Tally the lines in the listing below that contain "this" and report the tally alone.

── Data to process

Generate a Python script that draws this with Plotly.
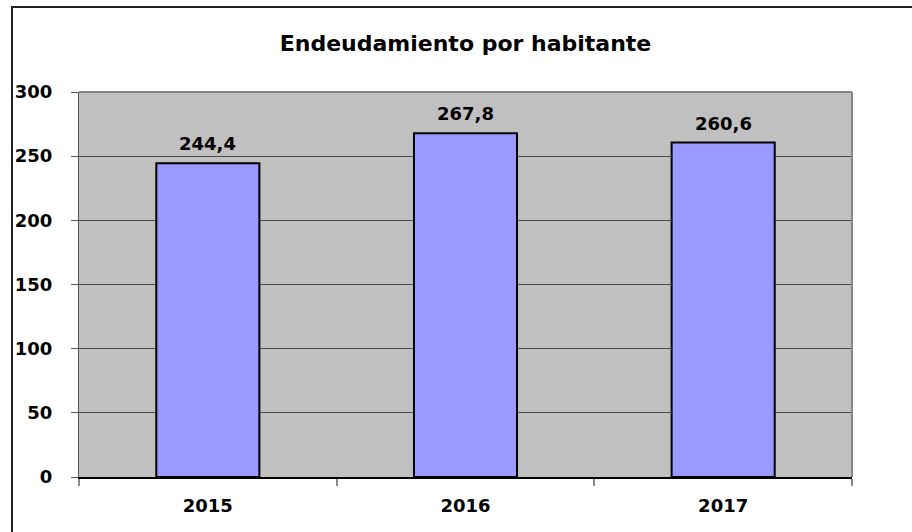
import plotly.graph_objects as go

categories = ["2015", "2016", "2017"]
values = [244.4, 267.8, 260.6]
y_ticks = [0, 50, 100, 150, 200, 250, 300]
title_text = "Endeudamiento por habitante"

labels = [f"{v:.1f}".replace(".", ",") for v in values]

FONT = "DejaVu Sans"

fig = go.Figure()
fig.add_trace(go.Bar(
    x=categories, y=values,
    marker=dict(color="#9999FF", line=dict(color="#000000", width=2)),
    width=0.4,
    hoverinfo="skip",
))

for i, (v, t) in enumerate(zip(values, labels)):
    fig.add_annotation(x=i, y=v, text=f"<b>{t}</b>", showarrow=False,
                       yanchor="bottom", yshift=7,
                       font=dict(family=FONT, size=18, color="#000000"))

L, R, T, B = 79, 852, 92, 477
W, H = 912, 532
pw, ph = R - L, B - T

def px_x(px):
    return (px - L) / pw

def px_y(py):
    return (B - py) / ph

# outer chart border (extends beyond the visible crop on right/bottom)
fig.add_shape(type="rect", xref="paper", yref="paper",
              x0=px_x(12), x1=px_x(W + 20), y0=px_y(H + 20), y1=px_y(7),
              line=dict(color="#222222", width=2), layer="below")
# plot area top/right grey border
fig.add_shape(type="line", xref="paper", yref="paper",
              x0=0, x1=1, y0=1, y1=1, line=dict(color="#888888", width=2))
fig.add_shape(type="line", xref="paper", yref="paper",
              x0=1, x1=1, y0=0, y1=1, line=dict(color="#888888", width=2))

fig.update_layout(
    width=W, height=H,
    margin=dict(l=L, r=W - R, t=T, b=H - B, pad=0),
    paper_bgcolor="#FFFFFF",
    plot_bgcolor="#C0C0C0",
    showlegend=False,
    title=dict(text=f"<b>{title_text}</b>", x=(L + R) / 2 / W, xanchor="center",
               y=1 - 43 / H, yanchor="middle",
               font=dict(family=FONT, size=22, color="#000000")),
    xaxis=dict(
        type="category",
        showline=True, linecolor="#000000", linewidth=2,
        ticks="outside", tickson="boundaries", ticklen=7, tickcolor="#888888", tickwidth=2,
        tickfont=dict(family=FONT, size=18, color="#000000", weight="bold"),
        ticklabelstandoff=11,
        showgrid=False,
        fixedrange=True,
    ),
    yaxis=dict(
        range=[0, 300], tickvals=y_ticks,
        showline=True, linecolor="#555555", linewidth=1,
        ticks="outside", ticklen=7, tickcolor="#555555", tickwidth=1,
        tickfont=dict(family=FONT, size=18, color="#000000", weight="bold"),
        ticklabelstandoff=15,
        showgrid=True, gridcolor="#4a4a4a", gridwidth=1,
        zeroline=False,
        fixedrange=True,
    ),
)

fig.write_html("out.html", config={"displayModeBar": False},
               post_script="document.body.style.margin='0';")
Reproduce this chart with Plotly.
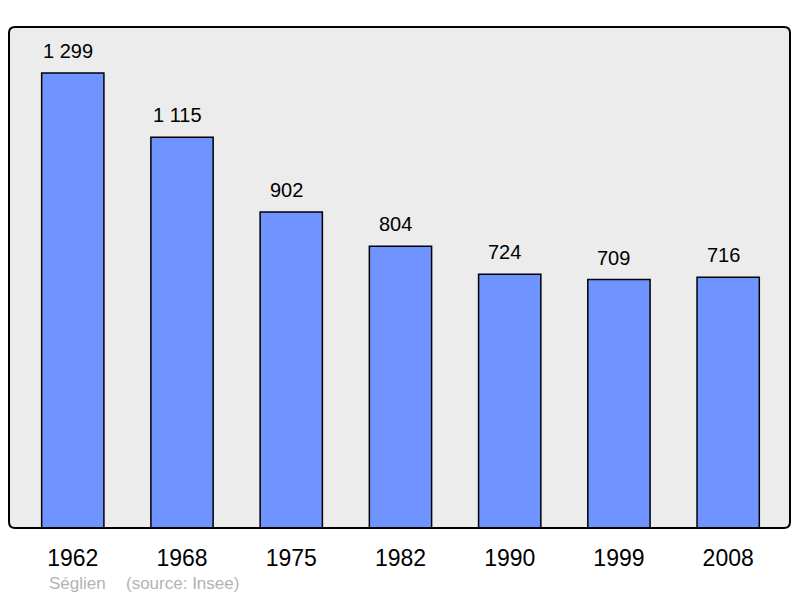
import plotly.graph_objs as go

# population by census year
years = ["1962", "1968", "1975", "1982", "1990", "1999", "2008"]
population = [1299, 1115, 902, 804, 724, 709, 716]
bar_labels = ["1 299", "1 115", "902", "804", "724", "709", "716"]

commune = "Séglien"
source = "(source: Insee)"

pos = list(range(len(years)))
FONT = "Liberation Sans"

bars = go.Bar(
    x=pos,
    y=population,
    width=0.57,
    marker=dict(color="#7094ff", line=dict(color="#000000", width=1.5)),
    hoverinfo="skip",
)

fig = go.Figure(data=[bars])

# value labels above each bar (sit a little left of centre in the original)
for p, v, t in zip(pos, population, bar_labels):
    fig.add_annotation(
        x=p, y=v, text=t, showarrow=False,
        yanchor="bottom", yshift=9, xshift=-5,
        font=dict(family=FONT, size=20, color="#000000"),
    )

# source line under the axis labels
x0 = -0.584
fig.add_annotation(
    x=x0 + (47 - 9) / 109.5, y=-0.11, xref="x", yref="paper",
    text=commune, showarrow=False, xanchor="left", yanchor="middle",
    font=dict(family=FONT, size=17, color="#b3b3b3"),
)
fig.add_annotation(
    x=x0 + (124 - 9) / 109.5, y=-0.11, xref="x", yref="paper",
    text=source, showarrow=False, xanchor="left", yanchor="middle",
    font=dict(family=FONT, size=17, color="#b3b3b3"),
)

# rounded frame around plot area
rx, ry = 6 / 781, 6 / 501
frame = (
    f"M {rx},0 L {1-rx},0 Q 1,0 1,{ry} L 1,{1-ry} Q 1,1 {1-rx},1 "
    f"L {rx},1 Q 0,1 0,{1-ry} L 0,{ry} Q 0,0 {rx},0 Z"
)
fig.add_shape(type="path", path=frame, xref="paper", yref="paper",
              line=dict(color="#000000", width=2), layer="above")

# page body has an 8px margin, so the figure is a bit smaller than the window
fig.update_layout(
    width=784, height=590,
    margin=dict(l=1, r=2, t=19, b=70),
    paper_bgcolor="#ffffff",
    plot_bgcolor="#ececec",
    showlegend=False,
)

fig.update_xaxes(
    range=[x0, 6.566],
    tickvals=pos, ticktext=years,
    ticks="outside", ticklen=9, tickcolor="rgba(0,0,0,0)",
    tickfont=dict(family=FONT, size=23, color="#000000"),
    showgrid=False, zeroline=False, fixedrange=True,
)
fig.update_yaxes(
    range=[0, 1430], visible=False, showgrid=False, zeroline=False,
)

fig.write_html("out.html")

────

Exercise solution
2